Bridging Research and Readers: A Multi-Modal Automated Academic Papers Interpretation System
Feng Jiang, Kuang Wang, Haizhou Li
TL;DR
This paper introduces MMAPIS, an open-source, multi-modal framework for automated scientific paper interpretation that processes PDFs into structured text, figures, and tables, aligns multimodal content by section, and applies hierarchical, section-aware summarization to produce cohesive document interpretations. It combines Nougat-based text/formula extraction with PDFFigures 2.0 for visual content, enabling coherent section-level summaries that are integrated into a document-level narrative. The system also offers four downstream, multimodal interfaces—paper recommendations, multimodal Q&A, audio broadcasting, and interpretation blogs—enabled by carefully designed prompts that leverage both Chain-of-Thought and density-based prompting; APIs support downstream customization. Quantitative evaluation on arXiv-derived datasets shows MMAPIS outperforms GPT-4 on key informativeness and overall metrics, underscoring the value of preserving multimodal structure and section-level discourse in long scientific texts.

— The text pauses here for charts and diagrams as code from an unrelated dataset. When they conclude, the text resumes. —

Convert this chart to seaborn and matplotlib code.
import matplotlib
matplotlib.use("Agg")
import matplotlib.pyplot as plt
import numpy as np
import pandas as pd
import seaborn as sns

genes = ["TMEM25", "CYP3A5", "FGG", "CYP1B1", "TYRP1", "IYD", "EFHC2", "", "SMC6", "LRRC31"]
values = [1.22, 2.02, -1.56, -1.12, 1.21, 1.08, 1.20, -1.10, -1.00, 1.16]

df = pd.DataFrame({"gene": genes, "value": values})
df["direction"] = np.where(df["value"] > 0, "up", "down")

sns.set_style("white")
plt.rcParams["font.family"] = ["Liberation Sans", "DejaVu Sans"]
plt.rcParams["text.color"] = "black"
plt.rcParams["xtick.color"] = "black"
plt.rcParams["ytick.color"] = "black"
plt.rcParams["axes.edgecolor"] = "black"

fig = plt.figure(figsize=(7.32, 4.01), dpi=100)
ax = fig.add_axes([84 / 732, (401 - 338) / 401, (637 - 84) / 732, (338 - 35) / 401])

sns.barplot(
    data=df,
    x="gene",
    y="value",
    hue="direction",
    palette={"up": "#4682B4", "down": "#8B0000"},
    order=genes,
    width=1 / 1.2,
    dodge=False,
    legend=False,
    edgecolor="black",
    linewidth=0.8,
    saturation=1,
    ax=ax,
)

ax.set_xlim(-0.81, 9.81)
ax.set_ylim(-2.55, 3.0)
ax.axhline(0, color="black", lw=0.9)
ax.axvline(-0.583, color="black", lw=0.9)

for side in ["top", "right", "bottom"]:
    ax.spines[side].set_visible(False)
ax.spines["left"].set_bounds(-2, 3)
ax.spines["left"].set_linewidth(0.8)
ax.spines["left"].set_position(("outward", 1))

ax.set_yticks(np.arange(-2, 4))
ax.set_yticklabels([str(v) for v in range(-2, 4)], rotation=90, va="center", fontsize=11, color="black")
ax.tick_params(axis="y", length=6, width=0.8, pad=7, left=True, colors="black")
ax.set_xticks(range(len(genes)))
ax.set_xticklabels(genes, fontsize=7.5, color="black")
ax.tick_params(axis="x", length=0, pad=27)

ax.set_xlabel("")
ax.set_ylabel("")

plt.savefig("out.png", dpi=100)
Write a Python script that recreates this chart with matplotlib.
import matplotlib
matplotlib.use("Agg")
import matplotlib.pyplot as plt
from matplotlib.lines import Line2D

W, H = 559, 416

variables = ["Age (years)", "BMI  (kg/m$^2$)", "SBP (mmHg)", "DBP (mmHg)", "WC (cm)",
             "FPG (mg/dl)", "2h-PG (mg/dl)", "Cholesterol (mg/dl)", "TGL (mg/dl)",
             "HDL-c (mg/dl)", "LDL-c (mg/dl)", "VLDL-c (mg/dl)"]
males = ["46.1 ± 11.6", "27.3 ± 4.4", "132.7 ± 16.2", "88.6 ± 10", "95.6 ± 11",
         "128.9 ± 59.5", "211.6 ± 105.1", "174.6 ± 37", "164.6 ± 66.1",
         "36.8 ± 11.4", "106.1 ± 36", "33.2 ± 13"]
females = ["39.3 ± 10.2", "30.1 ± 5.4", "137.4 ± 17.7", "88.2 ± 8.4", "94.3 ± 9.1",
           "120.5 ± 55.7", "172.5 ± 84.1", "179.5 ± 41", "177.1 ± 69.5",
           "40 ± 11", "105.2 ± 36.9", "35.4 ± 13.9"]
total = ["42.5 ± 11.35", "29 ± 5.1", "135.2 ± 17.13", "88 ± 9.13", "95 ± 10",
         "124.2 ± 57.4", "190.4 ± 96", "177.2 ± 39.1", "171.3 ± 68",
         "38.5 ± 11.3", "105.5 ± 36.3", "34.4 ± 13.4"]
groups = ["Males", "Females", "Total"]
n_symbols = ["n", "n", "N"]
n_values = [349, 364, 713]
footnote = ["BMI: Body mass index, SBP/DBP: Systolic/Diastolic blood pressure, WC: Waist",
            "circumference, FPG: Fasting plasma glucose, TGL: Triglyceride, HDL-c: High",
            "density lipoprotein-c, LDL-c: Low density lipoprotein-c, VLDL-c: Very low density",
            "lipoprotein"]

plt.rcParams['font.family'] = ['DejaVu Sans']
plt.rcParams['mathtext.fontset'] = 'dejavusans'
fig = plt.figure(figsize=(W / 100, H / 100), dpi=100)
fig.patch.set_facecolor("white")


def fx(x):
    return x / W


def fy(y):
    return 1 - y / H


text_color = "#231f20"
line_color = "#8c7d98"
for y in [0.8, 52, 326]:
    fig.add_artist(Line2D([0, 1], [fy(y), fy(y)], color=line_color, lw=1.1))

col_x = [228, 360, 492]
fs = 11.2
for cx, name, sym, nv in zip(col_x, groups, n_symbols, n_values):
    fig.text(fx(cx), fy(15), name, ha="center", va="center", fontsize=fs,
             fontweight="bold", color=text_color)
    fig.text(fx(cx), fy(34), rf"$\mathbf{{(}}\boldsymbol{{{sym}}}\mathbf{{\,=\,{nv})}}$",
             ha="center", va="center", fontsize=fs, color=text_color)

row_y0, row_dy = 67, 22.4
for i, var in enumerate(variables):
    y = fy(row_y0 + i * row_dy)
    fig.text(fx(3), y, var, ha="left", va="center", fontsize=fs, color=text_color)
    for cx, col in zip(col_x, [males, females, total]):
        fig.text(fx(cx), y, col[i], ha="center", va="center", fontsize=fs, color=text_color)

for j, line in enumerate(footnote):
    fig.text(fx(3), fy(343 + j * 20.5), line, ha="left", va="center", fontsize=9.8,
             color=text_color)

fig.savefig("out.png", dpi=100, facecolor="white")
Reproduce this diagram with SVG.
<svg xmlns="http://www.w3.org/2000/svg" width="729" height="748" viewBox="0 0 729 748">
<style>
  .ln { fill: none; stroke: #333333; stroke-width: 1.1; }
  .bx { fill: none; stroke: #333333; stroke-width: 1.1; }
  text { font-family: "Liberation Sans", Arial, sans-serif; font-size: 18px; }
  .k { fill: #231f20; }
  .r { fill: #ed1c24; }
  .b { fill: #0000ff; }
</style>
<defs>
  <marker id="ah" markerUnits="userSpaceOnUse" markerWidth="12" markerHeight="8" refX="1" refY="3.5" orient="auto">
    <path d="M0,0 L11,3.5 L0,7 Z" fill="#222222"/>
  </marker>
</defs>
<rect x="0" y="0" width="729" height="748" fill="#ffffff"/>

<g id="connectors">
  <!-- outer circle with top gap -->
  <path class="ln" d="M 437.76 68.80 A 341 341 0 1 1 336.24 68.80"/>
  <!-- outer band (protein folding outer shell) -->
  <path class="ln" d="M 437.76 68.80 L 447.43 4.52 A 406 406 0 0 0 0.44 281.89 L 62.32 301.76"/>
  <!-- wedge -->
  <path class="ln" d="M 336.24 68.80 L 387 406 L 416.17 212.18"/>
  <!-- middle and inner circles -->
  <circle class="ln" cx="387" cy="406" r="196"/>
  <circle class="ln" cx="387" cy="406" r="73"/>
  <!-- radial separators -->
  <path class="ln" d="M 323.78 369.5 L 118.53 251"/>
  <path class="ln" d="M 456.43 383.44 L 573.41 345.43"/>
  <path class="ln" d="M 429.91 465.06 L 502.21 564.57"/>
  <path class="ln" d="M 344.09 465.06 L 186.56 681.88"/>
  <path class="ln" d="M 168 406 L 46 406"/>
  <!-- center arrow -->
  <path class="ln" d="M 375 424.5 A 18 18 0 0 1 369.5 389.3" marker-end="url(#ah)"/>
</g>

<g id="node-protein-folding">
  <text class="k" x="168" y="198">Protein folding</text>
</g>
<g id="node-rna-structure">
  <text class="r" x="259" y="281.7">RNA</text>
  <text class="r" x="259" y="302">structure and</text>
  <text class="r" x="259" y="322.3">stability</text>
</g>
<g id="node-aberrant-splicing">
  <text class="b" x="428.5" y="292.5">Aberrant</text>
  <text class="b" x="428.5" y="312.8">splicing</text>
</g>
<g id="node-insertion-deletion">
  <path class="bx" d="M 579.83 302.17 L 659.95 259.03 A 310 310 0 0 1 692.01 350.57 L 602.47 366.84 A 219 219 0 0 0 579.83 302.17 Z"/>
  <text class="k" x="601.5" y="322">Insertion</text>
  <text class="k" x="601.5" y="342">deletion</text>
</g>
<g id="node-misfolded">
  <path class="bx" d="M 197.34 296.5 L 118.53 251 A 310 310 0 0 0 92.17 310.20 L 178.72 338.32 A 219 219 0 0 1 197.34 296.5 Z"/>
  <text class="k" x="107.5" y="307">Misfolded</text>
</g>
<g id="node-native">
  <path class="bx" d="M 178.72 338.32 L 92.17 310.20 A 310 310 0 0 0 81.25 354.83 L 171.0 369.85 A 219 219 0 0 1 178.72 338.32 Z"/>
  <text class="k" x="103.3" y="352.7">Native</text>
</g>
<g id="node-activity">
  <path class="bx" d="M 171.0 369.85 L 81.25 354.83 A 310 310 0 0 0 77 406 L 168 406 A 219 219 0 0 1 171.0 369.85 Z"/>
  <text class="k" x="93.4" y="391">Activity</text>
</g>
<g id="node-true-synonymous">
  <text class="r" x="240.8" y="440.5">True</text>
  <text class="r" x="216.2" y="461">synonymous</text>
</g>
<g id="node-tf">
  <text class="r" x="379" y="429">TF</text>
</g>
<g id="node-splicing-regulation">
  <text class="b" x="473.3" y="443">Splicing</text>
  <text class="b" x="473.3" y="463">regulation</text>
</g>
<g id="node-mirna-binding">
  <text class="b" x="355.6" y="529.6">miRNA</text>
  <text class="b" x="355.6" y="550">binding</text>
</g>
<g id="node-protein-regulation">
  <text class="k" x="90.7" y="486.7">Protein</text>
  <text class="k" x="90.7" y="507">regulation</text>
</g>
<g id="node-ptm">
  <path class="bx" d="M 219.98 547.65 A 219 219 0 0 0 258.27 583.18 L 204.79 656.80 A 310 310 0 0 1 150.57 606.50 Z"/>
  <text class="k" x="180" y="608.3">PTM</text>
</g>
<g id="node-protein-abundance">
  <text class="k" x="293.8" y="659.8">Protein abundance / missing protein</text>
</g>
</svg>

The work advances accessible, efficient engagement with scientific literature and paves the way for real-time, user-tailored interpretations across multiple formats.
Abstract
In the contemporary information era, significantly accelerated by the advent of Large-scale Language Models, the proliferation of scientific literature is reaching unprecedented levels. Researchers urgently require efficient tools for reading and summarizing academic papers, uncovering significant scientific literature, and employing diverse interpretative methodologies. To address this burgeoning demand, the role of automated scientific literature interpretation systems has become paramount. However, prevailing models, both commercial and open-source, confront notable challenges: they often overlook multimodal data, grapple with summarizing over-length texts, and lack diverse user interfaces. In response, we introduce an open-source multi-modal automated academic paper interpretation system (MMAPIS) with three-step process stages, incorporating LLMs to augment its functionality. Our system first employs the hybrid modality preprocessing and alignment module to extract plain text, and tables or figures from documents separately. It then aligns this information based on the section names they belong to, ensuring that data with identical section names are categorized under the same section. Following this, we introduce a hierarchical discourse-aware summarization method. It utilizes the extracted section names to divide the article into shorter text segments, facilitating specific summarizations both within and between sections via LLMs with specific prompts. Finally, we have designed four types of diversified user interfaces, including paper recommendation, multimodal Q\&A, audio broadcasting, and interpretation blog, which can be widely applied across various scenarios. Our qualitative and quantitative evaluations underscore the system's superiority, especially in scientific summarization, where it outperforms solutions relying solely on GPT-4.